Closed t0biasm closed 5 years ago
It kind of depends on where you need them, but in general you can add to the extra fetches when computing actions. That way the values will be put in the sample batches.
Example for logits from impala: https://github.com/ray-project/ray/blob/master/python/ray/rllib/agents/impala/vtrace_policy_graph.py#L272
You can also add a method to compute this given the session, for example compute_td_error() that you can just call on the policy object through the policy map. https://github.com/ray-project/ray/search?q=compute_td_error&unscoped_q=compute_td_error
Thanks for the quick answer. What I would like to do is to plot the Q function when the training process of my simple self styled environment with a state of one dimension and an action with also one dimension has finished.
class ScalarEnv(gym.Env):
def __init__(self):
self.sdim = 1
self.state_threshold = np.array([2.5])
self.action_threshold = 10
self.done = False
self.maxsteps = 200
self.action_space = spaces.Box(low=-self.action_threshold,
high=self.action_threshold,
shape=(1,),
dtype=np.float32)
self.observation_space = spaces.Box(low=-self.state_threshold,
high=self.state_threshold,
dtype=np.float32)
self.reset()
def reward(self, action):
r = -(self.state[0] ** 2) - 0.1 * (action[0] ** 2)
return r
def reset(self):
self.state = np.array([5.0 * np.random.random() - 2.5])
return self.state
def step(self, action):
state = self.state
state = state + action
done = self.checkdone(state)
reward = self.reward(action)
self.state = state
return self.state, reward, done, {}
def checkdone(self, state):
finished = state < -self.state_threshold or state > self.state_threshold
return finished
So I think to add an own method to the policy graph, which can be called through the policy map when the training process has finished would be the best.
To access the Q values, I started to create following function (where I was not sure what to put in for the network output (___). I think I have to call the _build_q_network
method or am I totally wrong with this guess?
def compute_q_values(self, obs_t, observation_space, act_t):
# with tf.variable_scope(Q_SCOPE) as scope:
# q, _ = self._build_q_network(obs_t, observation_space, act_t)
# self.q_func_vars = _scope_vars(scope.name)

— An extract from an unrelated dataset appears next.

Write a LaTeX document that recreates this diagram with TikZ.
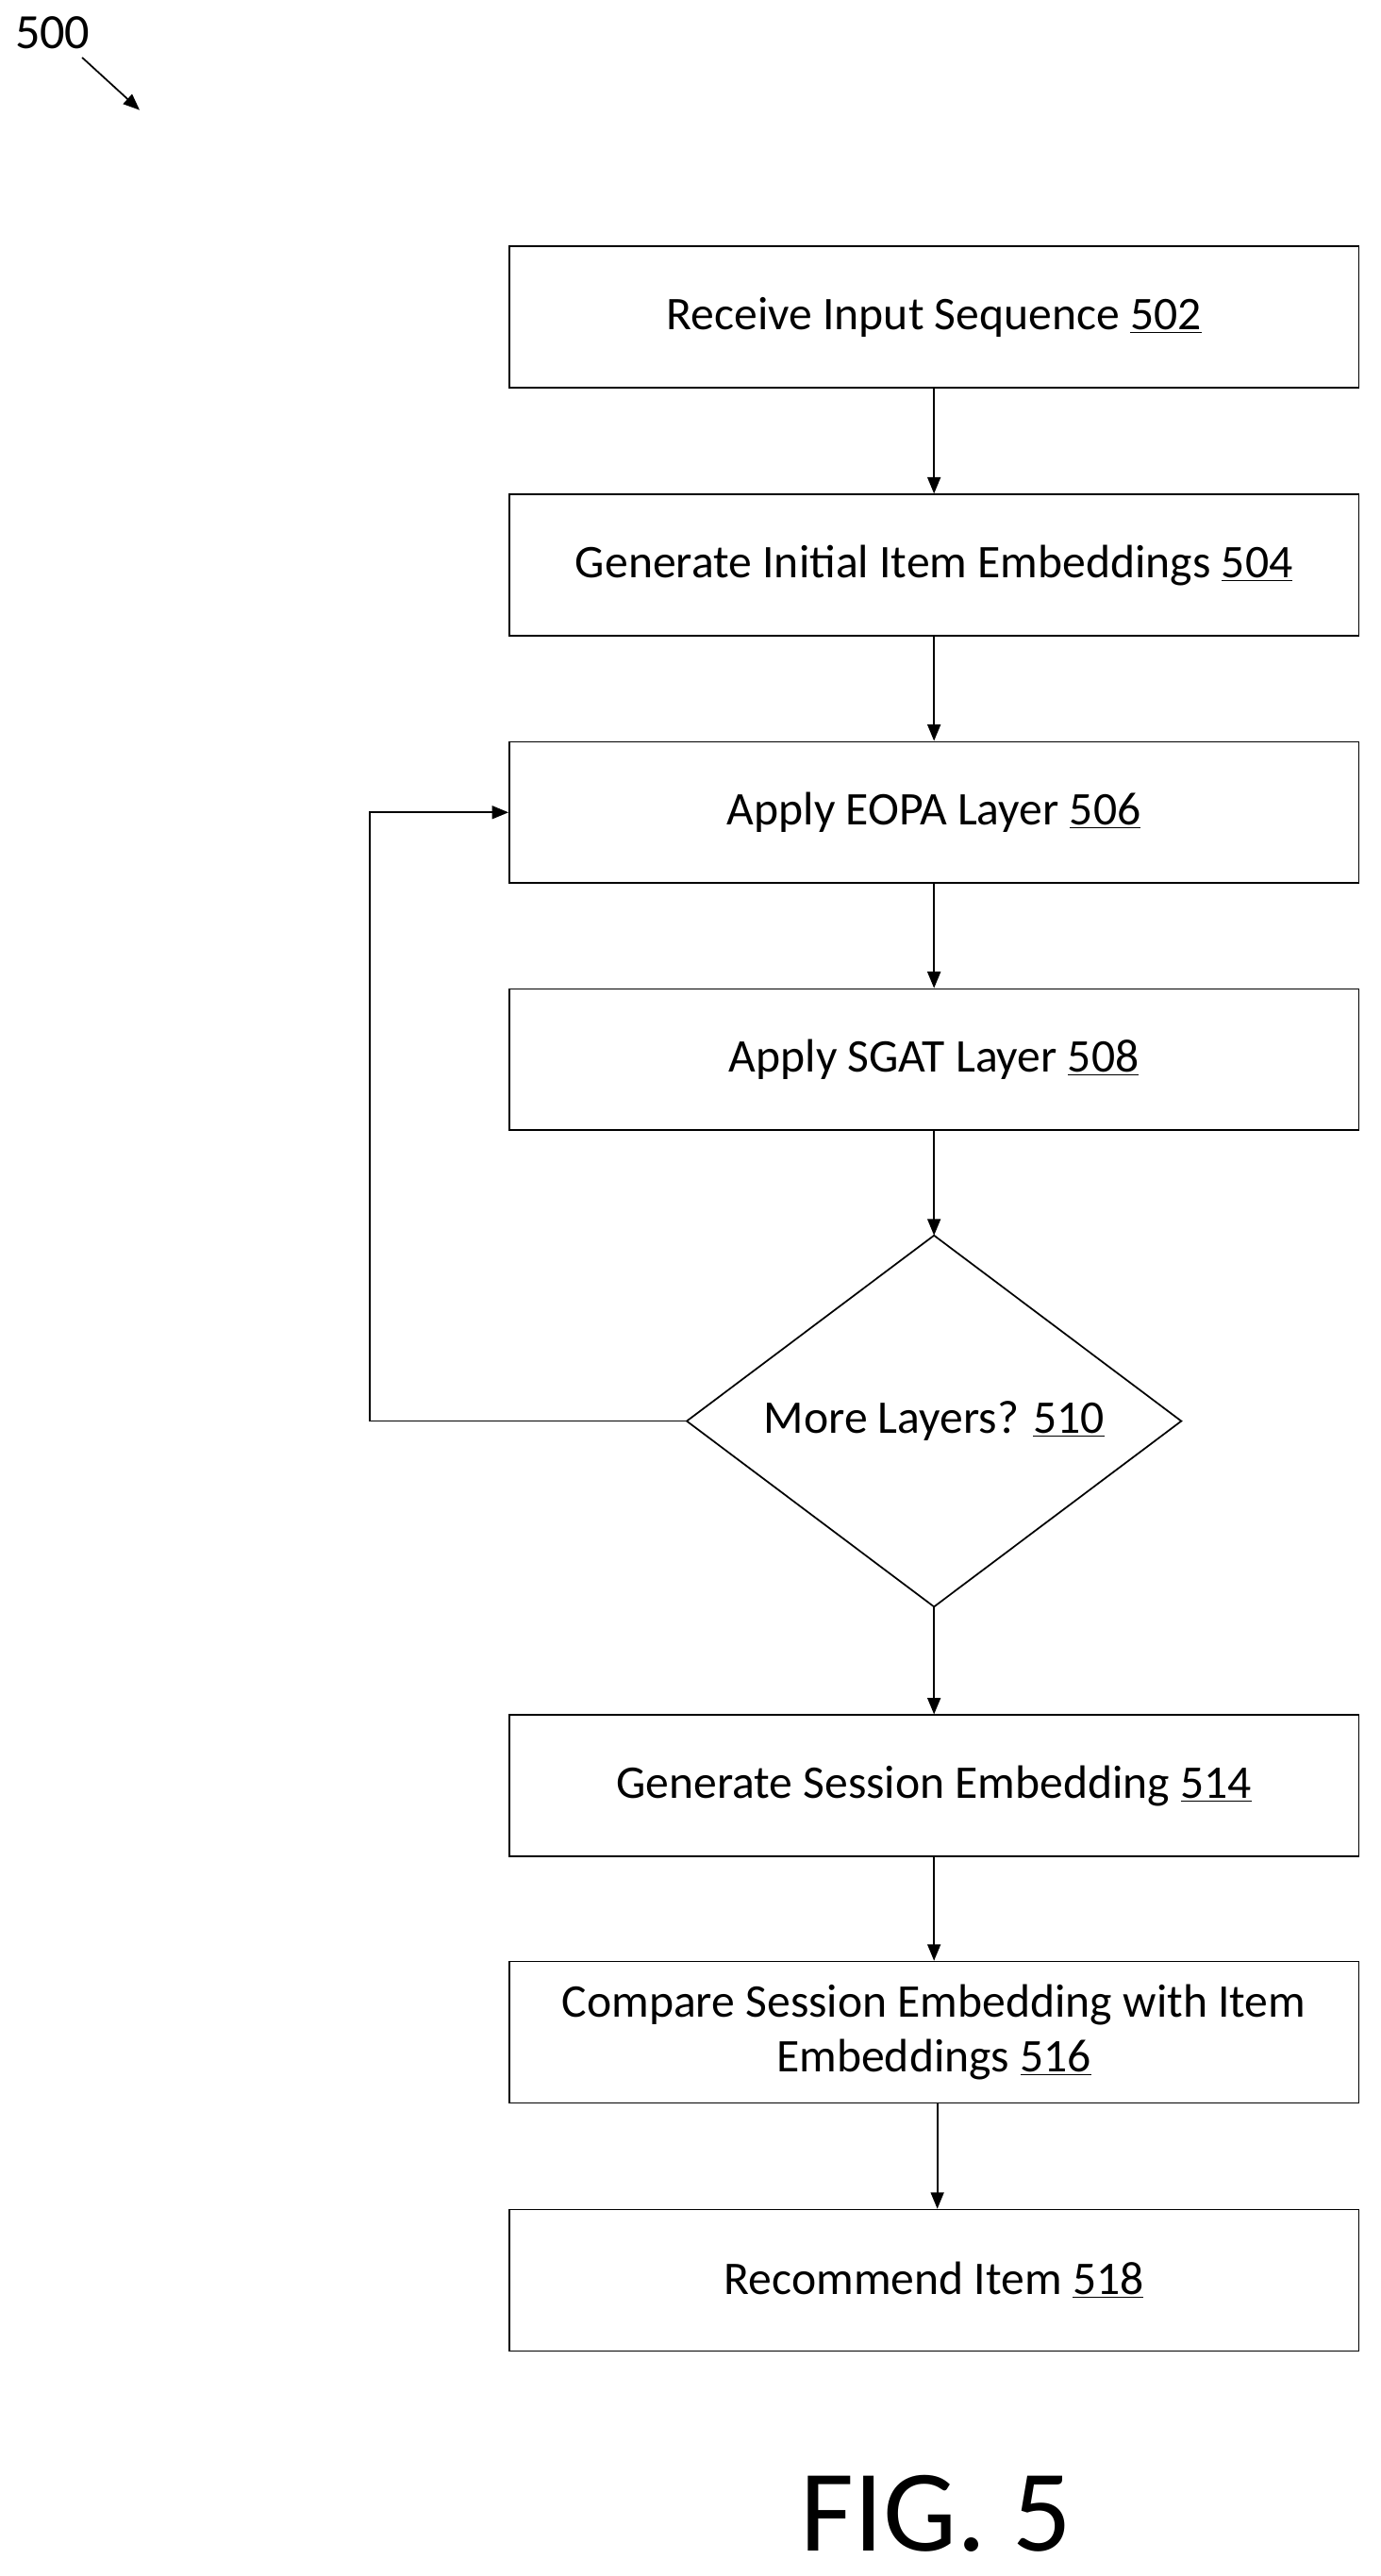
\documentclass[tikz,border=0pt]{standalone}
\usepackage{fontspec}
\setmainfont{Carlito}
\usetikzlibrary{shapes.geometric,arrows.meta}
\begin{document}
\begin{tikzpicture}[x=1pt,y=-1pt,
  box/.style={draw,line width=1pt,minimum width=517pt,minimum height=86pt,align=center,font=\fontsize{28.5}{33}\selectfont},
  arr/.style={-{Triangle[length=10pt,width=8pt]},line width=1pt}]
\useasboundingbox (0,0) rectangle (840,1568);
\node[box] (a) at (568.5,193) {Receive Input Sequence \underline{502}};
\node[box] (b) at (568.5,344) {Generate Initial Item Embeddings \underline{504}};
\node[box] (c) at (568.5,494.5) {Apply EOPA Layer \underline{506}};
\node[box] (d) at (568.5,645) {Apply SGAT Layer \underline{508}};
\draw[line width=1pt] (418,865) -- (568.5,752) -- (719,865) -- (568.5,978) -- cycle;
\node[font=\fontsize{28.5}{33}\selectfont] (e) at (568.5,865) {More Layers? \underline{510}};
\coordinate (eT) at (568.5,752); \coordinate (eB) at (568.5,978); \coordinate (eL) at (418,865);
\node[box] (f) at (568.5,1087) {Generate Session Embedding \underline{514}};
\node[box] (g) at (568.5,1237) {Compare Session Embedding with Item\\Embeddings \underline{516}};
\node[box] (h) at (568.5,1388) {Recommend Item \underline{518}};
\draw[arr] (a) -- (b);
\draw[arr] (b) -- (c);
\draw[arr] (c) -- (d);
\draw[arr] (d) -- (eT);
\draw[arr] (eB) -- (f);
\draw[arr] (f) -- (g);
\draw[arr] (g.south) ++(2,0) coordinate (gs) -- (gs |- h.north);
\draw[arr] (eL) -- (225,865) -- (225,494.5) -- (c.west);
\node[font=\fontsize{30}{36}\selectfont] (n500) at (32,20) {500};
\coordinate (p1) at (50,35); \coordinate (p2) at (85,67);
\draw[arr] (p1) -- (p2);
\node[font=\fontsize{71}{80}\selectfont] (fig) at (570,1530) {FIG. 5};
\end{tikzpicture}
\end{document}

q_values = self.sess.run(_______, feed_dict={self.obs_t: [np.array(ob) for ob in obs_t], self.act_t: act_t })
return q_values
My QNetwork (one hidden layer with 10 neurons):
class QNetwork(object):
def __init__(self,
model,
action_inputs,
hiddens=[10],
activation='tanh'):
q_out = tf.concat([model.last_layer, action_inputs], axis=1)
activation = tf.nn.__dict__[activation]
for hidden in hiddens:
q_out = layers.fully_connected(
q_out, num_outputs=hidden, activation_fn=activation)
self.value = layers.fully_connected(
q_out, num_outputs=1, activation_fn=None)
self.model = model
Hey @t0biasm , I think what you're looking for is q_t
here? https://github.com/ray-project/ray/blob/master/python/ray/rllib/agents/ddpg/ddpg_policy_graph.py#L270
Right now it's a local variable but you could just assign self.q_t = q_t
and then you can pass it to self.sess.run().
Great, thanks for your help @ericl
Describe the problem
What is the best way to access the Q values of a state (state meaning a state in the MDP not the state of the model) of a DDPG Agent?
I suppose that I have to modify the graph class in the source code to geht the Q values, but actually have no idea how to do this. Or is there an easy way to access the Q values about the policy_map?
I appreciate any help.